Sponsored by Engagio
B2B marketing is saturated. You know it, I know it, and anyone keeping track of the ROI from their demand generation programs knows it. In such a competitive market, the only way to stand out from the pack is to constantly innovate the way you approach marketing. And over the last decade, the innovation that has permeated the psyche of marketers everywhere has been the switch from focusing on leads to focusing on accounts and buyers.
With big-picture marketing schemes to worry about, the last thing you want is for your technology to hold you back. In my time as VP of marketing at Marketo and CEO at Engagio, I've watched over and over as companies determined to implement account-based approaches were thwarted by the limitations of their marketing stack.
Top 3 Martech Warning Signs to Look Out For
Here are the most common issues I've seen get in the way of marketers' success; if you've run into any of them, then it's time to take a step back and rethink how you go to market:
- Siloed data. With B2B deals becoming ever more complex, it's important for Marketing and Sales to work together. But Marketing is often looking at lead-based data while Sales is looking at account-based data; and there's no unified view of people, accounts, and buying centers.
Without aligned data, Marketing and Sales have a hard time communicating. Important information slips through the cracks. That's frustrating. But, more important, it prevents you from running integrated campaigns. After all, how can you work together when you're working off of disparate or conflicting data?
- "Lead-only" systems. Because traditional marketing systems are lead-centric, marketers are often forced to create informal workarounds if they want to see the entire account along the buying journey. Those workarounds cost time and money (I know a company that once spent $78,000 a year on a workaround whereby they converted leads to contacts); they're also incredibly difficult for other people to navigate.
Marketing operations professionals are intimately familiar with the issues caused when an admin moves to another company and leaves behind an indecipherable campaign structure for her successor. Imagine what would happen if your marketing ops person left tomorrow... Could you take over her system? If your answer is "no," then it's time for a change.
- Focusing on only traditional demand gen metrics. If you build it, they will come—and if you have the data, you can make it happen. But what if your data is based on the wrong metrics? The data that most marketing platforms focus on is easily quantifiable. Things like numbers of leads, responses, and opportunities are easy to count, easy to code, and therefore easy for your marketing platform to keep track of.
The only problem is that to run a high-quality marketing campaign, you need qualitative data too: What was the quality and value of that lead, response, or opportunity? Was it a critical sales interaction? It's hard to be sure if you only have the quantitative info.
Without qualitative data, your marketing department is essentially working with one eye closed; to add insult to injury, marketers are also left struggling to prove their ROI and the value of their efforts to the company.

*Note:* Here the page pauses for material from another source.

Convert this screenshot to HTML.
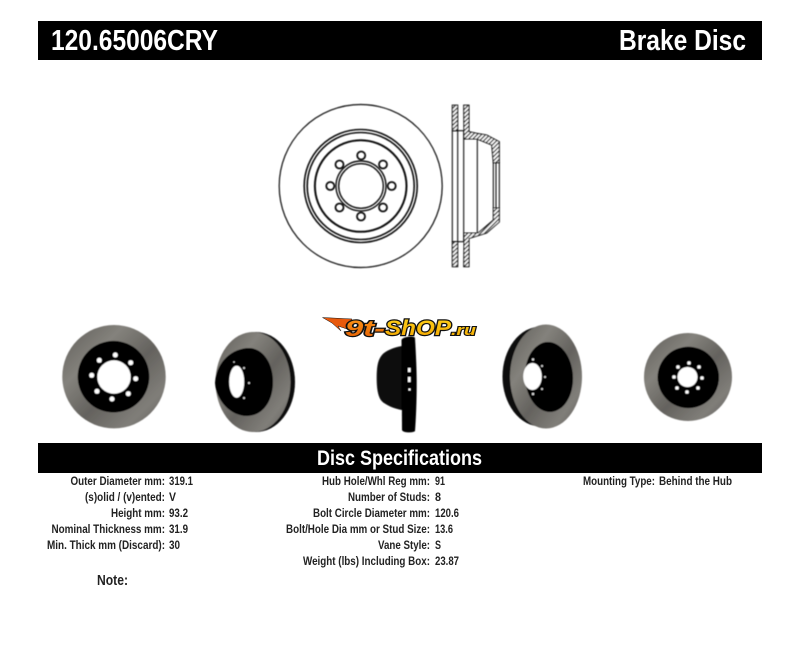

Those limitations are time-intensive and costly, not to mention deeply frustrating. But fortunately, it's not necessary to put up with all this.
A Better Way Forward
If a company invests in B2B marketing solutions built by people who truly understand their needs, then technology can be something that marketers work with rather than against.
A good marketing platform allows Marketing and Sales to always be on the same page; it is designed for an account-based view of the entire sales journey, and it measures the things that you truly care about.
That not only makes your job easier but also makes you more effective at orchestrating campaigns across channels and departments; and it allows you to market both to accounts and to individuals.
And the cherry on top: it'll also make it easier for you to prove the impact of your marketing on long revenue cycles.
The Secret to Building a Stronger Stack
By now, you're probably thinking, "OK, that sounds great, but how do I get started? What should I actually be looking for in a marketing platform?"
The key is becoming account-based, and it all starts with lead-to-account (L2A) matching technology.
L2A technology allows Sales and Marketing to look at the same data, which creates the foundation for new marketing tactics like ABM. Suddenly, marketers know which leads map to which accounts, so they know which insights to share with Sales to help an account move through the funnel.
For instance, if you find out that there's been engagement from a key executive at a target account, or if there have been new website visits from an account that Sales particularly cares about, then that's valuable information you can give to Sales. It also allows you to execute simple but effective plays like sending a direct mail package or activating LinkedIn ads.
Marketing has always been about getting the right message to the right person at the right time, and that's far easier to accomplish if you have a marketing platform that utilizes L2A technology. And if you want to take it even further, then you can look into adding firmographic, technographic, intent, and engagement data to your stack.
All of those technologies truly save your time by automating complicated processes, save your money by giving you helpful ROI analytics on your programs, give you better scalability for the programs you already have in place, and align you with Sales so you can be more effective. If you want to learn more about all of these, then the 2019 ABM Market Research Report is a great resource.
But I can't stress this enough: If you're looking for just one change to make to adapt to the rapidly changing B2B marketing landscape and align your entire revenue organization, then you need L2A.